Adventures with Crystle: Exploring Delft and Rotterdam

During my recent trip to Canada, I couldn't visit with Crystle because she was at a sailing competition at the same time (in the Netherlands, ironically). Fortunately for me she decided to stay a couple of extra days so I could see her when I got back. Once I'd had a good night's sleep, we decided to have an adventure exploring: we chose Delft and Rotterdam.

My original thoughts were to take the train to Delft, walk around, take the train to Rotterdam, rent bikes and bike around, and then return on the train. Crystle suggested we bike to Delft, which seemed like a lovely idea, so we did. When we got there, we followed a walking tour of the city. And then we biked to Rotterdam since we were already halfway. Biking to Rotterdam has been on my list of wishes for awhile, so it's great to have done that (and with Crystle!).

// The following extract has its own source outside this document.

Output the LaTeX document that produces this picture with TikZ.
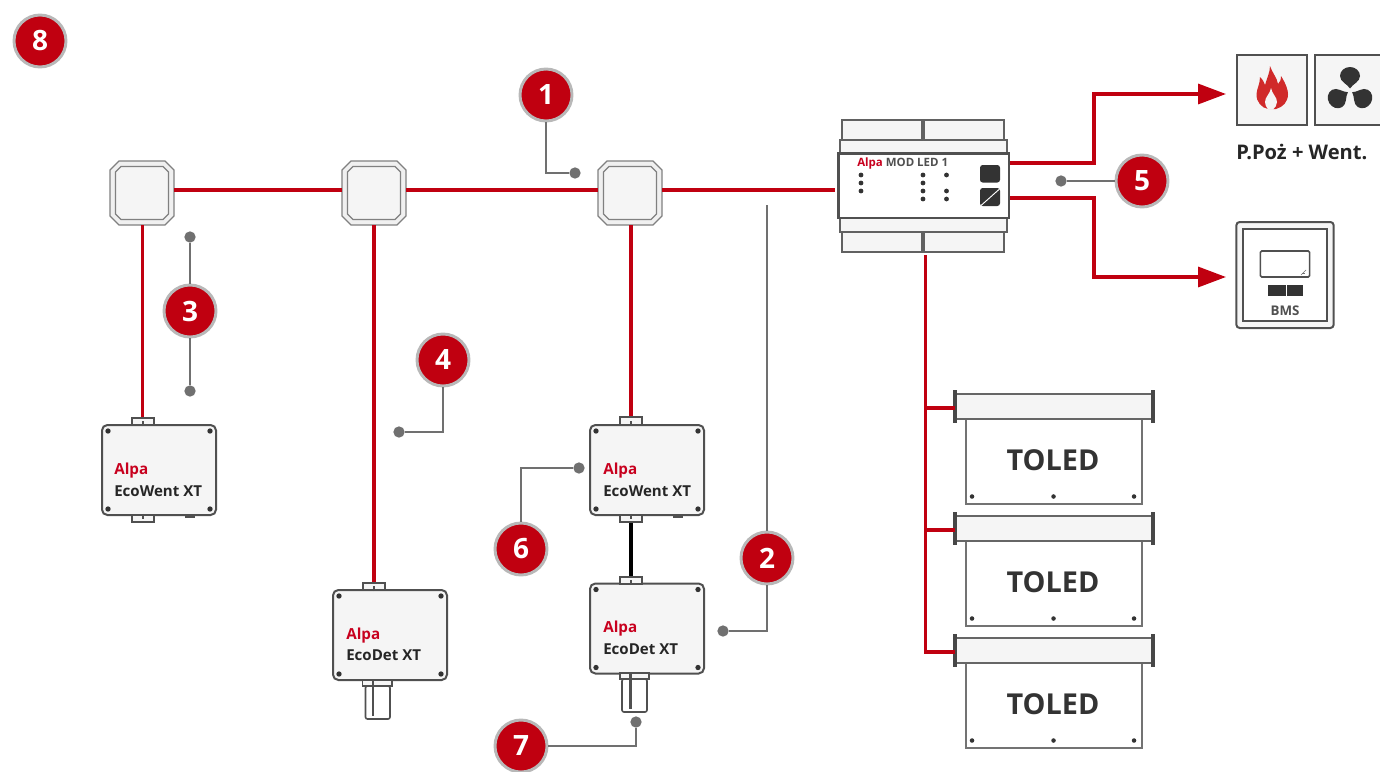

And like most exploring trips, it was full of adventure. We left with maps, a city walking tour book, and general ideas - and we'd see what we'd find.
And what did we find?
- a visit to Delft's Old Church and New Church,
- spring rolls and fried fish from vendors,
- a coloured cow in the middle of a square,
- a view of the parade of flags and cubed houses,
- bread, grapes and beer from a supermarket (with the beer being opened with a key chain - it works but I don't recommend it!),
- a trip through the bike tunnel under the Maas river (also on my list of things to do)
- and sore bums and legs from biking 41 km, each of us sharing time on the fold-up bike.

A couple of pictures and our route are here below:

In the garden of the Prinsenhof
The entrance/exit of the bike tunnel under the Maas River

View 1 june bike ride - Den Haag to Delft to Rotterdam in a larger map

02 June 2011

Home and back again

The blog silence has been due to my travelling. I just made my semi-annual visit to friends and family in Canada. It was wonderful to see everyone (especially my nieces!), but it's also been wonderful to come home again. I'd gone without Matthijs, and I'd missed him.

I might have more to say and/or pictures to show, but simply sharing my thankfulness in both having made the trip and coming back home to Matthijs is enough for me now.